さらに加治佐氏は2つのプログラムで構成された「Do-IT School」プロジェクトを発表した。そのうちの1つである「アクセシブル テスティング プログラム」は、各種障がいを持つ小中学生を対象にWindowsタブレットやアプリケーションを提供し、学習効果を調査するのが目的だという。1例に対して教員・指導者用に1台、児童生徒用に1台から6台のWindows 8タブレットを提供する。

もう1つの「OAKプログラム」は、肢体が不自由な小中学生を対象にWindows 8ノートPC1台と、Kinect for Windowsを1台、アシストiのOAK Proライセンスを無償提供。各プログラム最大10例、合計20例の募集を行う。本プロジェクトには東芝も協力し、10.1インチの「dynabook tab S50」と8インチの「同S38」を提供する。
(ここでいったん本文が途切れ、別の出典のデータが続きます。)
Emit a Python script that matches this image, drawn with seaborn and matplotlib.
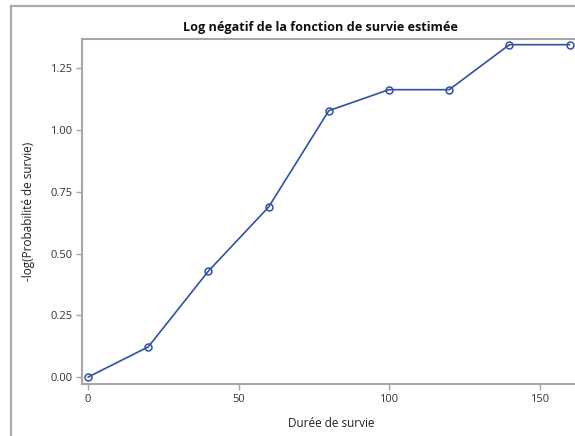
import matplotlib
matplotlib.use("Agg")
import matplotlib.pyplot as plt
import seaborn as sns
import pandas as pd
from matplotlib.patches import Rectangle

durations = [0, 20, 40, 60, 80, 100, 120, 140, 160]
neg_log_surv = [0.0, 0.122, 0.429, 0.688, 1.078, 1.163, 1.163, 1.345, 1.345]
x_ticks = [0, 50, 100, 150]
y_ticks = [0.00, 0.25, 0.50, 0.75, 1.00, 1.25]
y_tick_labels = ["0.00", "0.25", "0.50", "0.75", "1.00", "1.25"]
title = "Log négatif de la fonction de survie estimée"
xlabel = "Durée de survie"
ylabel = "-log(Probabilité de survie)"

df = pd.DataFrame({"x": durations, "y": neg_log_surv})

sns.set_theme(style="white")
plt.rcParams['font.family'] = ['Open Sans', 'DejaVu Sans']

W, H = 575, 436
fig = plt.figure(figsize=(W / 100, H / 100), dpi=100)
ax = fig.add_axes([82 / W, (H - 384) / H, (580 - 82) / W, (384 - 39) / H])

col = "#2f52a8"
sns.lineplot(data=df, x="x", y="y", ax=ax, color=col, linewidth=1.2,
             marker="o", markersize=5, markerfacecolor="none",
             markeredgecolor=col, markeredgewidth=1.1, clip_on=False)

ax.set_xlim(-2, (580 - 88) / 3.01)
ax.set_ylim(-0.028, 1.368)
ax.set_xticks(x_ticks)
ax.set_yticks(y_ticks)
ax.set_yticklabels(y_tick_labels)

gray = "#a6a6a6"
for s in ax.spines.values():
    s.set_color(gray)
    s.set_linewidth(1.5)
ax.tick_params(axis="both", direction="out", length=4, width=1, color=gray,
               labelsize=8, labelcolor="#333333", pad=3, bottom=True, left=True)

ax.set_xlabel(xlabel, fontsize=8.5, color="#222222", labelpad=9)
ax.set_ylabel(ylabel, fontsize=8.5, color="#222222", labelpad=11)

fig.text(320 / W, 1 - 27 / H, title, ha="center", va="center",
         fontsize=9.1, fontweight="bold", color="#111111")

# outer frame
fig.patches.append(Rectangle((11 / W, -0.1), 1.2, 1 - 6 / H + 0.1,
                             transform=fig.transFigure, fill=False,
                             edgecolor="#ababab", linewidth=1.6, zorder=0))

fig.savefig("out.png", dpi=100)
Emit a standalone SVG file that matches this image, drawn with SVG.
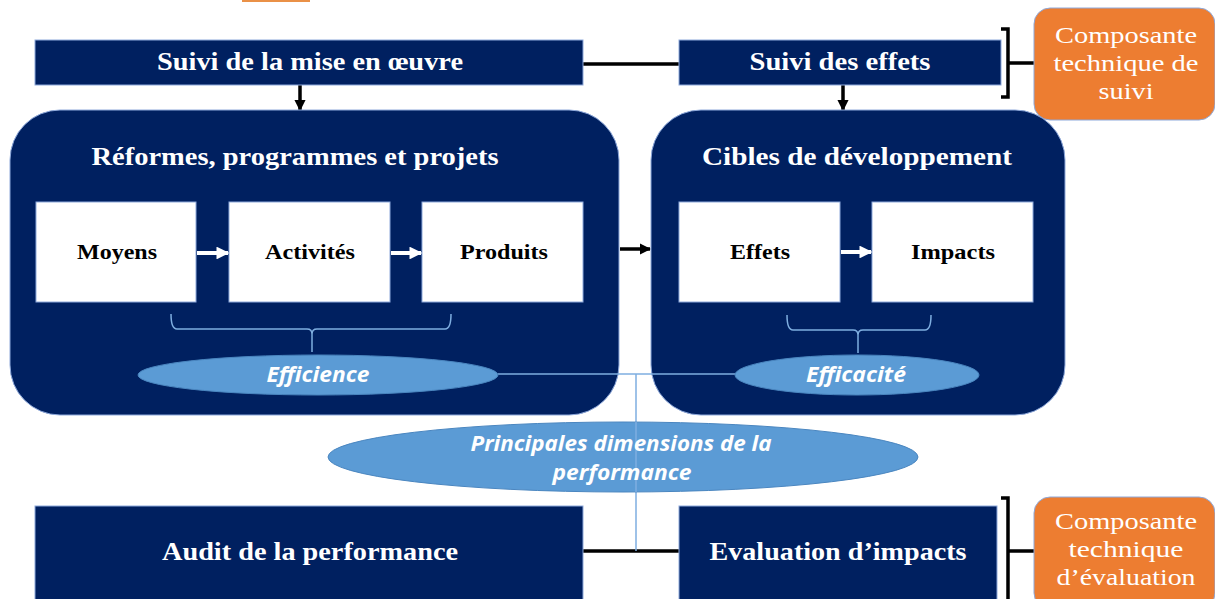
<svg xmlns="http://www.w3.org/2000/svg" width="1215" height="599" viewBox="0 0 1215 599">
<style>
.nv{fill:#002060;stroke:#8EA9DB;stroke-width:1}
.wb{fill:#ffffff;stroke:#8EA9DB;stroke-width:1}
.og{fill:#ED7D31;stroke:#8EA9DB;stroke-width:1}
.el{fill:#5B9BD5;stroke:#4A86C0;stroke-width:1}
.ht{font-family:"Liberation Serif",serif;font-weight:bold;fill:#ffffff;text-anchor:middle;font-size:25px}
.bt{font-family:"Liberation Serif",serif;font-weight:bold;fill:#000000;text-anchor:middle;font-size:21px}
.ot{font-family:"Liberation Serif",serif;fill:#ffffff;text-anchor:middle;font-size:24px}
.et{font-family:"Open Sans","Liberation Sans",sans-serif;font-weight:bold;font-style:italic;fill:#ffffff;text-anchor:middle;font-size:21px}
.bl{stroke:#000000;stroke-width:3.5;fill:none}
.lb{stroke:#7EAEE0;stroke-width:1.5;fill:none}
</style>
<defs>
<marker id="ab" viewBox="0 0 10 10" refX="9" refY="5" markerWidth="3.2" markerHeight="3.2" orient="auto" markerUnits="strokeWidth"><path d="M0,0 L10,5 L0,10 z" fill="#000"/></marker>
<marker id="aw" viewBox="0 0 10 10" refX="9" refY="5" markerWidth="3.2" markerHeight="3.2" orient="auto" markerUnits="strokeWidth"><path d="M0,0 L10,5 L0,10 z" fill="#fff"/></marker>
</defs>
<rect width="1215" height="599" fill="#ffffff"/>
<line x1="242" y1="1" x2="310" y2="1" stroke="#E36C0A" stroke-width="1.5"/>

<g id="connectors">
<line class="bl" x1="583" y1="64" x2="679" y2="64"/>
<line class="bl" x1="300" y1="85" x2="300" y2="110" marker-end="url(#ab)"/>
<line class="bl" x1="843" y1="85" x2="843" y2="110" marker-end="url(#ab)"/>
<line class="bl" x1="620" y1="249" x2="650" y2="249" marker-end="url(#ab)"/>
<line class="bl" x1="583" y1="551" x2="679" y2="551"/>
<path class="bl" d="M1001,29 H1008 V97 H1001 M1008,63 H1034" stroke-width="3"/>
<path class="bl" d="M1001,498 H1008 V599 M1008,551 H1034" stroke-width="3"/>
</g>

<g id="suivi-mise">
<rect class="nv" x="35" y="40" width="548" height="45"/>
<text class="ht" x="310" y="70" textLength="306" lengthAdjust="spacingAndGlyphs">Suivi de la mise en œuvre</text>
</g>
<g id="suivi-effets">
<rect class="nv" x="679" y="40" width="322" height="45"/>
<text class="ht" x="840" y="70" textLength="181" lengthAdjust="spacingAndGlyphs">Suivi des effets</text>
</g>
<g id="composante-suivi">
<rect class="og" x="1034" y="8" width="181" height="112" rx="16"/>
<text class="ot" x="1126" y="43" textLength="142" lengthAdjust="spacingAndGlyphs">Composante</text>
<text class="ot" x="1126" y="71" textLength="145" lengthAdjust="spacingAndGlyphs">technique de</text>
<text class="ot" x="1126" y="99" textLength="55" lengthAdjust="spacingAndGlyphs">suivi</text>
</g>

<g id="reformes">
<rect class="nv" x="10" y="110" width="609" height="305" rx="50"/>
<text class="ht" x="295" y="165" textLength="407" lengthAdjust="spacingAndGlyphs">Réformes, programmes et projets</text>
</g>
<g id="cibles">
<rect class="nv" x="651" y="110" width="414" height="305" rx="50"/>
<text class="ht" x="857" y="165" textLength="310" lengthAdjust="spacingAndGlyphs">Cibles de développement</text>
</g>

<g id="moyens"><rect class="wb" x="36" y="202" width="160" height="100"/><text class="bt" x="117" y="259" textLength="80" lengthAdjust="spacingAndGlyphs">Moyens</text></g>
<g id="activites"><rect class="wb" x="229" y="202" width="161" height="100"/><text class="bt" x="310" y="259" textLength="90" lengthAdjust="spacingAndGlyphs">Activités</text></g>
<g id="produits"><rect class="wb" x="422" y="202" width="161" height="100"/><text class="bt" x="504" y="259" textLength="88" lengthAdjust="spacingAndGlyphs">Produits</text></g>
<g id="effets"><rect class="wb" x="679" y="202" width="161" height="100"/><text class="bt" x="760" y="259" textLength="60" lengthAdjust="spacingAndGlyphs">Effets</text></g>
<g id="impacts"><rect class="wb" x="872" y="202" width="161" height="100"/><text class="bt" x="953" y="259" textLength="84" lengthAdjust="spacingAndGlyphs">Impacts</text></g>

<g id="inner-connectors">
<line stroke="#fff" stroke-width="4" x1="197" y1="253" x2="228" y2="253" marker-end="url(#aw)"/>
<line stroke="#fff" stroke-width="4" x1="391" y1="253" x2="421" y2="253" marker-end="url(#aw)"/>
<line stroke="#fff" stroke-width="4" x1="841" y1="252" x2="871" y2="252" marker-end="url(#aw)"/>
<path class="lb" d="M171,314 Q171,329 177,329 H307 Q312,329 312,334 Q312,329 317,329 H445 Q451,329 451,314 M312,334 V352"/>
<path class="lb" d="M787,315 Q787,330 793,330 H853 Q858,330 858,335 Q858,330 863,330 H925 Q931,330 931,315 M858,335 V353"/>
<line class="lb" x1="498" y1="374" x2="736" y2="374"/>
<line class="lb" x1="636" y1="374" x2="636" y2="551"/>
</g>

<g id="efficience">
<ellipse class="el" cx="318" cy="375" rx="180" ry="20"/>
<text class="et" x="318" y="382" textLength="103" lengthAdjust="spacingAndGlyphs">Efficience</text>
</g>
<g id="efficacite">
<ellipse class="el" cx="857" cy="375" rx="122" ry="20"/>
<text class="et" x="856" y="382" textLength="100" lengthAdjust="spacingAndGlyphs">Efficacité</text>
</g>
<g id="dimensions">
<ellipse class="el" cx="623" cy="457" rx="295" ry="35"/>
<line class="lb" x1="636" y1="422" x2="636" y2="492"/>
<text class="et" x="621" y="451" textLength="301" lengthAdjust="spacingAndGlyphs">Principales dimensions de la</text>
<text class="et" x="622" y="480" textLength="139" lengthAdjust="spacingAndGlyphs">performance</text>
</g>

<g id="audit">
<rect class="nv" x="35" y="506" width="548" height="100"/>
<text class="ht" x="310" y="560" textLength="296" lengthAdjust="spacingAndGlyphs">Audit de la performance</text>
</g>
<g id="evaluation">
<rect class="nv" x="679" y="506" width="318" height="100"/>
<text class="ht" x="838" y="560" textLength="257" lengthAdjust="spacingAndGlyphs">Evaluation d’impacts</text>
</g>
<g id="composante-evaluation">
<rect class="og" x="1034" y="497" width="181" height="112" rx="16"/>
<text class="ot" x="1126" y="529" textLength="142" lengthAdjust="spacingAndGlyphs">Composante</text>
<text class="ot" x="1126" y="557" textLength="115" lengthAdjust="spacingAndGlyphs">technique</text>
<text class="ot" x="1126" y="585" textLength="139" lengthAdjust="spacingAndGlyphs">d’évaluation</text>
</g>
</svg>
「Do-IT School」プロジェクトの概要。8月末から応募を受け付け、2016年3月まで実証研究が行われる

プロジェクトに参加した東芝は、「dynabook tab S50」および「同S38」が提供される

ちなみにKinect for Windowsは従来モデルを採用した。Kinect for Windows v2のSDKはRTMに達しておらず、PCに求めるハードウェア用件も高いため、現時点では見送ったという。加治佐氏によれば、今後も平行して検証を行いつつ、タイミングを見て機材を入れ替える可能性もあるそうだ。

本プロジェクトは今年8月下旬から受け付けを開始し、2016年3月まで1年半にわたる実証研究が続けられるという。詳細は8月下旬にホームページへ掲載される予定のため、そちらをご覧いただきたい。

冒頭で述べた法律に対しても中邑氏は、読字障がいなど本人に自覚がないケースもあるため、「障がい者本人自ら申し出る必要がある点に不安を覚える」と述べた。"合理的配慮"、英語にすれば"Reasonable Accommodation"の言葉どおり、試験で鉛筆の代わりにPCを使うのは、確かに合理的配慮である。

今年は日本が国連障がい者権利条約を批准した年だけに、このように障害を持つ子ども達が、健常者と同じ土俵に上がるための取り組みを素直に応援したい。そして今まで障がい者と縁のなかった筆者も、改めて考えるべきだと痛感した。